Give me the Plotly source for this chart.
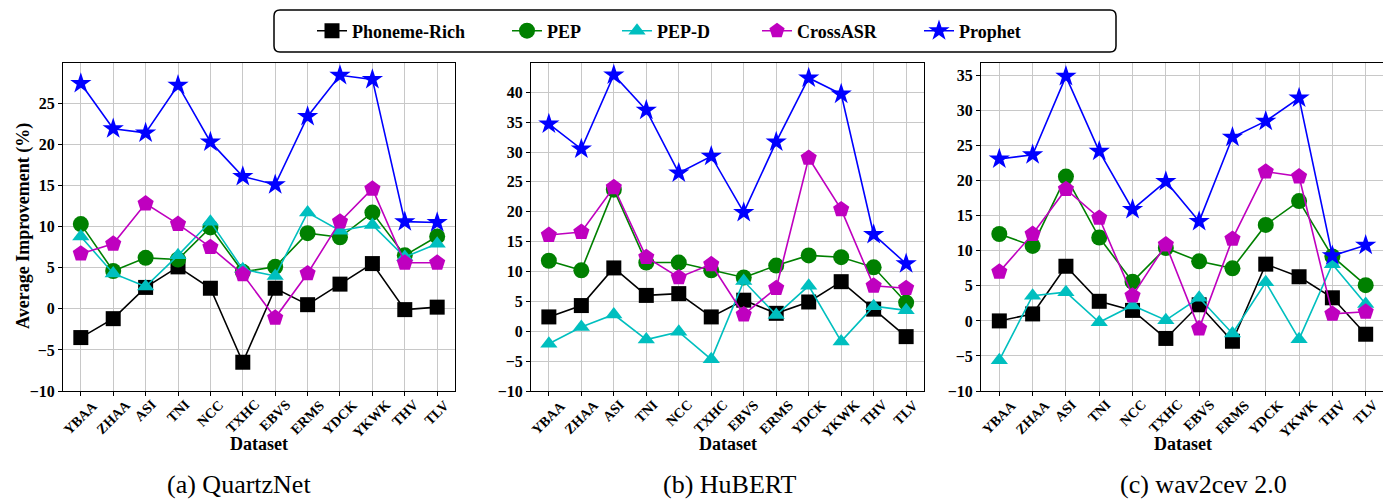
import plotly.graph_objects as go

W, H = 1391, 502

datasets = ["YBAA", "ZHAA", "ASI", "TNI", "NCC", "TXHC", "EBVS", "ERMS", "YDCK", "YKWK", "THV", "TLV"]
methods = ["Phoneme-Rich", "PEP", "PEP-D", "CrossASR", "Prophet"]

# (a) QuartzNet
quartznet_phoneme_rich = [-3.5, -1.2, 2.6, 5.1, 2.5, -6.5, 2.5, 0.5, 3.0, 5.5, -0.1, 0.2]
quartznet_pep = [10.3, 4.6, 6.2, 6.0, 9.9, 4.5, 5.1, 9.2, 8.7, 11.7, 6.5, 8.8]
quartznet_pep_d = [8.8, 4.3, 2.7, 6.5, 10.6, 4.8, 4.0, 11.7, 9.5, 10.2, 6.3, 7.9]
quartznet_crossasr = [6.7, 7.9, 12.8, 10.3, 7.5, 4.2, -1.1, 4.3, 10.6, 14.6, 5.6, 5.6]
quartznet_prophet = [27.4, 21.9, 21.4, 27.2, 20.3, 16.1, 15.1, 23.4, 28.4, 27.9, 10.6, 10.5]

# (b) HuBERT
hubert_phoneme_rich = [2.4, 4.3, 10.6, 6.0, 6.3, 2.4, 5.2, 3.0, 4.9, 8.3, 3.7, -0.9]
hubert_pep = [11.8, 10.2, 23.7, 11.5, 11.5, 10.2, 9.0, 11.0, 12.7, 12.4, 10.7, 4.8]
hubert_pep_d = [-2.1, 0.7, 2.8, -1.4, -0.1, -4.7, 8.4, 2.7, 7.6, -1.7, 4.2, 3.5]
hubert_crossasr = [16.1, 16.6, 24.1, 12.4, 9.0, 11.2, 2.8, 7.2, 29.0, 20.4, 7.6, 7.2]
hubert_prophet = [34.7, 30.5, 42.9, 37.0, 26.5, 29.3, 19.9, 31.7, 42.4, 39.7, 16.2, 11.3]

# (c) wav2cev 2.0
wav2vec_phoneme_rich = [0.0, 1.0, 7.8, 2.8, 1.5, -2.5, 2.3, -2.9, 8.1, 6.3, 3.3, -1.9]
wav2vec_pep = [12.4, 10.7, 20.6, 11.9, 5.6, 10.4, 8.5, 7.5, 13.7, 17.1, 9.2, 5.1]
wav2vec_pep_d = [-5.6, 3.6, 4.1, -0.2, 2.2, 0.1, 3.3, -1.8, 5.5, -2.6, 8.1, 2.4]
wav2vec_crossasr = [7.0, 12.4, 18.8, 14.7, 3.6, 10.9, -1.1, 11.7, 21.3, 20.6, 1.0, 1.3]
wav2vec_prophet = [23.1, 23.7, 34.9, 24.2, 15.9, 19.9, 14.2, 26.2, 28.5, 31.8, 9.3, 10.8]

panel_titles = ["(a) QuartzNet", "(b) HuBERT", "(c) wav2cev 2.0"]
y_tops = [29.9, 44.9, 36.8]

panels = [
    [quartznet_phoneme_rich, quartznet_pep, quartznet_pep_d, quartznet_crossasr, quartznet_prophet],
    [hubert_phoneme_rich, hubert_pep, hubert_pep_d, hubert_crossasr, hubert_prophet],
    [wav2vec_phoneme_rich, wav2vec_pep, wav2vec_pep_d, wav2vec_crossasr, wav2vec_prophet],
]

colors = ["#000000", "#008000", "#00BFBF", "#BF00BF", "#0000FF"]
symbols = ["square", "circle", "triangle-up", "pentagon", "star"]
sizes = [15, 16, 15, 17, 16]

# layout geometry (pixels)
px_x = [(55, 447), (523, 916), (973, 1376)]
px_y = (55, 383)

FONT = "Liberation Serif, Times New Roman, serif"

fig = go.Figure()

for p, series in enumerate(panels):
    ax = "" if p == 0 else str(p + 1)
    for m, vals in enumerate(series):
        fig.add_trace(go.Scatter(
            x=datasets, y=vals, name=methods[m],
            mode="lines+markers",
            line=dict(color=colors[m], width=1.6),
            marker=dict(symbol=symbols[m], size=sizes[m], color=colors[m], line=dict(width=0)),
            xaxis="x" + ax, yaxis="y" + ax,
            showlegend=(p == 0),
            legend="legend" if m == 0 else "legend%d" % (m + 1),
        ))

layout = dict(
    width=W, height=H,
    margin=dict(l=0, r=0, t=0, b=0),
    paper_bgcolor="white", plot_bgcolor="white",
    font=dict(family=FONT, color="black"),
    annotations=[], shapes=[],
)

for p in range(3):
    ax = "" if p == 0 else str(p + 1)
    x0, x1 = px_x[p]
    layout["xaxis" + ax] = dict(
        domain=[x0 / W, x1 / W], anchor="y" + ax,
        type="category", range=[-0.55, 11.55],
        showticklabels=False,
        ticks="outside", ticklen=4, tickcolor="black",
        showgrid=True, gridcolor="#c8c8c8", gridwidth=1,
        showline=True, linecolor="black", linewidth=1, mirror=True,
        automargin=False, zeroline=False,
    )
    layout["yaxis" + ax] = dict(
        domain=[1 - px_y[1] / H, 1 - px_y[0] / H], anchor="x" + ax,
        range=[-10, y_tops[p]], dtick=5, tick0=0,
        tickfont=dict(size=16, family=FONT, weight="bold"),
        ticks="outside", ticklen=4, tickcolor="black",
        showgrid=True, gridcolor="#c8c8c8", gridwidth=1,
        showline=True, linecolor="black", linewidth=1, mirror=True,
        automargin=False, zeroline=False,
    )
    # rotated category labels, centred under each tick (matplotlib-style)
    for name in datasets:
        layout["annotations"].append(dict(
            text=name, x=name, xref="x" + ax, y=1 - 388 / H, yref="paper",
            showarrow=False, textangle=-45, xanchor="center", yanchor="top",
            font=dict(size=14, family=FONT, weight="bold"), borderpad=0,
        ))
    layout["annotations"].append(dict(
        text="Dataset", x=(x0 + x1) / 2 / W, y=1 - 436 / H, xref="paper", yref="paper",
        showarrow=False, font=dict(size=18, family=FONT, weight="bold"),
        xanchor="center", yanchor="middle",
    ))

caption_x = [231, 722, 1195]
for p in range(3):
    layout["annotations"].append(dict(
        text=panel_titles[p], x=caption_x[p] / W, y=1 - 476 / H, xref="paper", yref="paper",
        showarrow=False, font=dict(size=26, family=FONT),
        xanchor="center", yanchor="middle",
    ))

layout["annotations"].append(dict(
    text="Average Improvement (%)", x=15 / W, y=1 - 218 / H, xref="paper", yref="paper",
    showarrow=False, textangle=-90, font=dict(size=18, family=FONT, weight="bold"),
    xanchor="center", yanchor="middle",
))

# legends: one per method, placed along a single framed box
marker_centers = [325, 520, 630, 770, 932]
for m in range(5):
    key = "legend" if m == 0 else "legend%d" % (m + 1)
    layout[key] = dict(
        x=(marker_centers[m] - 21) / W, xanchor="left",
        y=1 - 23 / H, yanchor="middle",
        orientation="h", bgcolor="rgba(0,0,0,0)", borderwidth=0,
        font=dict(size=18, family=FONT, weight="bold"),
    )

# rounded legend frame
bx0, by0, bx1, by1, r = 266, 2, 1108, 44, 6
def P(x, y):
    return "%.5f,%.5f" % (x / W, 1 - y / H)
path = ("M " + P(bx0 + r, by0) + " L " + P(bx1 - r, by0) +
        " Q " + P(bx1, by0) + " " + P(bx1, by0 + r) +
        " L " + P(bx1, by1 - r) + " Q " + P(bx1, by1) + " " + P(bx1 - r, by1) +
        " L " + P(bx0 + r, by1) + " Q " + P(bx0, by1) + " " + P(bx0, by1 - r) +
        " L " + P(bx0, by0 + r) + " Q " + P(bx0, by0) + " " + P(bx0 + r, by0) + " Z")
layout["shapes"].append(dict(type="path", path=path, xref="paper", yref="paper",
                             line=dict(color="black", width=1.5), fillcolor="rgba(0,0,0,0)"))

fig.update_layout(**layout)
fig.write_html("out.html")
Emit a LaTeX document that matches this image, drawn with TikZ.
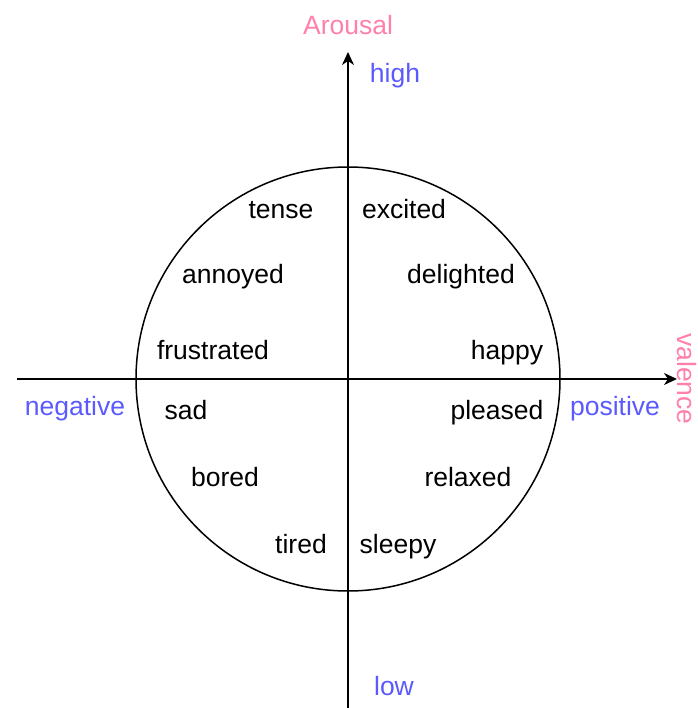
\documentclass[tikz,border=0pt]{standalone}
\usepackage{fontspec}
\setmainfont{Liberation Sans}
\usetikzlibrary{arrows.meta}
\definecolor{pinklab}{RGB}{255,128,170}
\definecolor{bluelab}{RGB}{90,90,255}
\begin{document}
\begin{tikzpicture}[x=1pt,y=-1pt,
  lab/.style={font=\fontsize{26.5}{28}\selectfont, inner sep=0pt, anchor=base},
  emo/.style={lab, text=black},
  pole/.style={lab, text=bluelab},
  axname/.style={lab, text=pinklab},
  axis/.style={line width=1.5pt, -{Stealth[length=13pt,width=12pt,inset=4pt]}}]
\useasboundingbox (0,0) rectangle (697,708);
\coordinate (O) at (348,379);
\coordinate (ybot) at (348,708);
\coordinate (ytop) at (348,52);
\coordinate (xl) at (17,379);
\coordinate (xr) at (677,379);
\draw[line width=1.5pt] (O) circle (212);
\draw[axis] (ybot) -- (ytop);
\draw[axis] (xl) -- (xr);
\node[axname] (arousal) at (348,35) {Arousal};
\node[axname, rotate=-90, anchor=center] (valence) at (686.5,379) {valence};
\node[pole] (high) at (395,83) {high};
\node[pole] (low) at (394,695) {low};
\node[pole] (neg) at (75,415) {negative};
\node[pole] (pos) at (615,415) {positive};
\node[emo] (tense) at (281,219) {tense};
\node[emo] (excited) at (404,219) {excited};
\node[emo] (annoyed) at (233,283) {annoyed};
\node[emo] (delighted) at (461,283) {delighted};
\node[emo] (frustrated) at (213,359) {frustrated};
\node[emo] (happy) at (507,359) {happy};
\node[emo] (sad) at (186,419) {sad};
\node[emo] (pleased) at (497,419) {pleased};
\node[emo] (bored) at (225,486) {bored};
\node[emo] (relaxed) at (468,486) {relaxed};
\node[emo] (tired) at (301,553) {tired};
\node[emo] (sleepy) at (398,553) {sleepy};
\end{tikzpicture}
\end{document}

++++

• [Problem requirements]: Pull out all lines of the data with the string "this".

• [Response below]:
Give me the Plotly source for this chart.
Emit a LaTeX document that matches this image, drawn with TikZ.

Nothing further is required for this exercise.